• _YOUR INSTRUCTIONS_
The line containing "const valULT = [1.2, 1.12, 1, 0.76, 0.575, 0.49, 0.437];" marks the end: extract everything from the first line of the data through that line, exactly, with no pictures.

• _MATERIAL PROVIDED_
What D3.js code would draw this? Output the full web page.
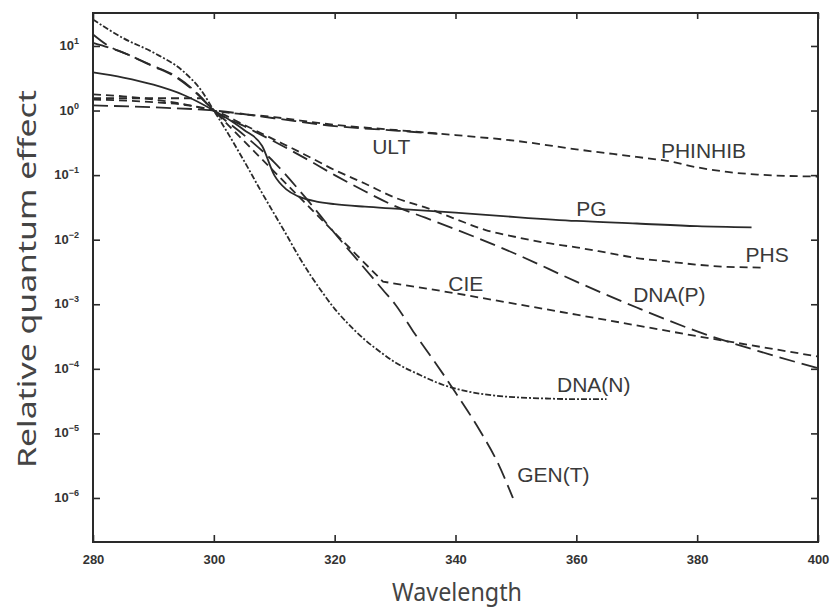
<!DOCTYPE html>
<html><head><meta charset="utf-8">
<script src="https://cdn.jsdelivr.net/npm/d3@7/dist/d3.min.js"></script>
<style>body{margin:0;background:#fff}</style>
</head><body><svg id="c" width="831" height="607"></svg>
<script>
// ---- data ----
const xTicks = [280, 300, 320, 340, 360, 380, 400];
const yTickExps = [1, 0, -1, -2, -3, -4, -5, -6];

const wlULT = [280, 290, 300, 310, 320, 330, 337];
const valULT = [1.2, 1.12, 1, 0.76, 0.575, 0.49, 0.437];

const wlPHINHIB = [280, 285, 290, 295, 300, 310, 320, 330, 340, 350, 360, 370, 375, 380, 385, 390, 400];
const valPHINHIB = [1.78, 1.66, 1.48, 1.26, 1, 0.79, 0.60, 0.50, 0.417, 0.339, 0.251, 0.191, 0.166, 0.132, 0.112, 0.102, 0.095];

const wlPG = [280, 285, 290, 295, 300, 303, 305, 308, 310, 312, 314, 317, 320, 325, 330, 340, 350, 360, 370, 380, 389];
const valPG = [3.9, 3.24, 2.51, 1.74, 1, 0.676, 0.50, 0.282, 0.100, 0.060, 0.0468, 0.0389, 0.0355, 0.0324, 0.0302, 0.0263, 0.0224, 0.0195, 0.0178, 0.0162, 0.0155];

const wlPHS = [280, 290, 295, 300, 305, 310, 315, 320, 325, 330, 335, 340, 345, 350, 355, 360, 365, 370, 375, 380, 385, 391];
const valPHS = [1.48, 1.35, 1.23, 1, 0.60, 0.355, 0.209, 0.120, 0.074, 0.0447, 0.0316, 0.0209, 0.0141, 0.0110, 0.0089, 0.0076, 0.0063, 0.0052, 0.0046, 0.0041, 0.0038, 0.0037];

const wlCIE = [280, 298, 300, 328, 340, 360, 380, 400];
const valCIE = [1.55, 1.55, 1.0, 0.00224, 0.00148, 0.00069, 0.00032, 0.000155];

const wlDNAP = [280, 285, 290, 293, 297, 300, 305, 310, 315, 320, 325, 330, 335, 340, 350, 360, 370, 380, 390, 400];
const valDNAP = [11.2, 7.9, 4.8, 3.6, 1.9, 1, 0.575, 0.331, 0.185, 0.100, 0.0562, 0.0331, 0.0219, 0.0145, 0.0060, 0.00224, 0.00089, 0.00038, 0.00019, 0.000102];

const wlDNAN = [280, 285, 290, 295, 298, 300, 302, 305, 308, 310, 312, 314, 316, 318, 320, 322, 325, 328, 330, 334, 338, 342, 346, 350, 355, 360, 365];
const valDNAN = [25.7, 13.2, 7.9, 4.0, 2.0, 1, 0.50, 0.166, 0.0525, 0.0251, 0.0120, 0.00562, 0.00282, 0.00151, 0.00085, 0.000525, 0.000282, 0.00017, 0.000126, 0.0000813, 0.0000562, 0.0000447, 0.0000389, 0.0000363, 0.0000347, 0.0000339, 0.0000339];

const wlGENT = [280, 283, 285, 290, 293, 297, 300, 305, 310, 315, 320, 325, 328, 330, 333, 337, 340, 344, 347, 349.5];
const valGENT = [15.1, 9.5, 7.9, 4.9, 3.7, 1.95, 1, 0.417, 0.158, 0.0468, 0.0126, 0.00355, 0.00166, 0.001, 0.00038, 0.000112, 0.000043, 0.0000112, 0.0000035, 0.000001];

const labelNames = ["ULT", "PHINHIB", "PG", "PHS", "CIE", "DNA(P)", "DNA(N)", "GEN(T)"];
const labelWl = [326.2, 374, 360, 388, 338.8, 369.4, 356.8, 350.2];
const labelVal = [0.209, 0.186, 0.0229, 0.0045, 0.00158, 0.00107, 0.000043, 0.00000174];

// ---- chart ----
const svg = d3.select("#c");
const L = 93, R = 818, T = 13, B = 542;
const x = d3.scaleLinear().domain([280, 400]).range([L, R]);
const y = d3.scaleLog().domain([2.08e-7, 32.4]).range([B, T]);
const ink = "#2a2a2a";

const series = [
  {wl: wlULT, v: valULT, dash: "15,6", curve: d3.curveMonotoneX},
  {wl: wlPHINHIB, v: valPHINHIB, dash: "8,5", curve: d3.curveMonotoneX},
  {wl: wlPG, v: valPG, dash: null, curve: d3.curveMonotoneX},
  {wl: wlPHS, v: valPHS, dash: "8,5", curve: d3.curveMonotoneX},
  {wl: wlCIE, v: valCIE, dash: "8,5", curve: d3.curveLinear},
  {wl: wlDNAP, v: valDNAP, dash: "16,7", curve: d3.curveMonotoneX},
  {wl: wlDNAN, v: valDNAN, dash: "6,2,2,2", curve: d3.curveMonotoneX},
  {wl: wlGENT, v: valGENT, dash: "17,7", curve: d3.curveMonotoneX}
];

series.forEach(s => {
  const pts = s.wl.map((w, i) => [w, s.v[i]]);
  const line = d3.line().x(d => x(d[0])).y(d => y(d[1])).curve(s.curve);
  const p = svg.append("path").attr("d", line(pts))
    .attr("fill", "none").attr("stroke", ink).attr("stroke-width", 1.8);
  if (s.dash) p.attr("stroke-dasharray", s.dash);
});

// frame
svg.append("rect").attr("x", L).attr("y", T).attr("width", R - L).attr("height", B - T)
  .attr("fill", "none").attr("stroke", ink).attr("stroke-width", 2);

// axes with inward ticks
const tickFont = "'Liberation Sans','Arial',sans-serif";
const xb = svg.append("g").attr("transform", `translate(0,${B})`)
  .call(d3.axisBottom(x).tickValues(xTicks).tickSizeInner(-7).tickSizeOuter(0).tickPadding(13));
const xt = svg.append("g").attr("transform", `translate(0,${T})`)
  .call(d3.axisTop(x).tickValues(xTicks).tickSizeInner(-6).tickSizeOuter(0).tickFormat(""));
const yTickVals = yTickExps.map(e => Math.pow(10, e));
const yl = svg.append("g").attr("transform", `translate(${L},0)`)
  .call(d3.axisLeft(y).tickValues(yTickVals).tickSizeInner(-7).tickSizeOuter(0).tickFormat(""));
const yr = svg.append("g").attr("transform", `translate(${R},0)`)
  .call(d3.axisRight(y).tickValues(yTickVals).tickSizeInner(-7).tickSizeOuter(0).tickFormat(""));
[xb, xt, yl, yr].forEach(g => {
  g.select(".domain").remove();
  g.selectAll(".tick line").attr("stroke", ink).attr("stroke-width", 1.6);
});
xb.selectAll(".tick text").attr("font-family", tickFont).attr("font-weight", "bold")
  .attr("font-size", 13).attr("fill", "#333");

// y tick labels 10^n
yTickExps.forEach(e => {
  const t = svg.append("text").attr("x", 79).attr("y", y(Math.pow(10, e)) + 4)
    .attr("text-anchor", "end").attr("font-family", tickFont).attr("font-weight", "bold")
    .attr("font-size", 13).attr("fill", "#333");
  t.append("tspan").text("10");
  t.append("tspan").attr("dy", -6).attr("font-size", 9).text(e < 0 ? "\u2212" + (-e) : String(e));
});

// axis titles
const titleFont = "'Noto Sans','DejaVu Sans',sans-serif";
svg.append("text").attr("x", 457).attr("y", 601).attr("text-anchor", "middle")
  .attr("font-family", titleFont).attr("font-size", 25).attr("fill", "#444")
  .attr("textLength", 130).attr("lengthAdjust", "spacingAndGlyphs").text("Wavelength");
svg.append("text").attr("transform", "translate(36,279) rotate(-90)").attr("text-anchor", "middle")
  .attr("font-family", titleFont).attr("font-size", 25).attr("fill", "#444")
  .attr("textLength", 378).attr("lengthAdjust", "spacingAndGlyphs").text("Relative quantum effect");

// curve labels
labelNames.forEach((n, i) => {
  svg.append("text").attr("x", x(labelWl[i])).attr("y", y(labelVal[i]))
    .attr("font-family", "'Liberation Sans','Arial',sans-serif").attr("font-size", 21)
    .attr("fill", "#3a3a3a").text(n);
});
</script>
</body></html>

• _TASK ANSWER_
What D3.js code would draw this? Output the full web page.
<!DOCTYPE html>
<html><head><meta charset="utf-8">
<script src="https://cdn.jsdelivr.net/npm/d3@7/dist/d3.min.js"></script>
<style>body{margin:0;background:#fff}</style>
</head><body><svg id="c" width="831" height="607"></svg>
<script>
// ---- data ----
const xTicks = [280, 300, 320, 340, 360, 380, 400];
const yTickExps = [1, 0, -1, -2, -3, -4, -5, -6];

const wlULT = [280, 290, 300, 310, 320, 330, 337];
const valULT = [1.2, 1.12, 1, 0.76, 0.575, 0.49, 0.437];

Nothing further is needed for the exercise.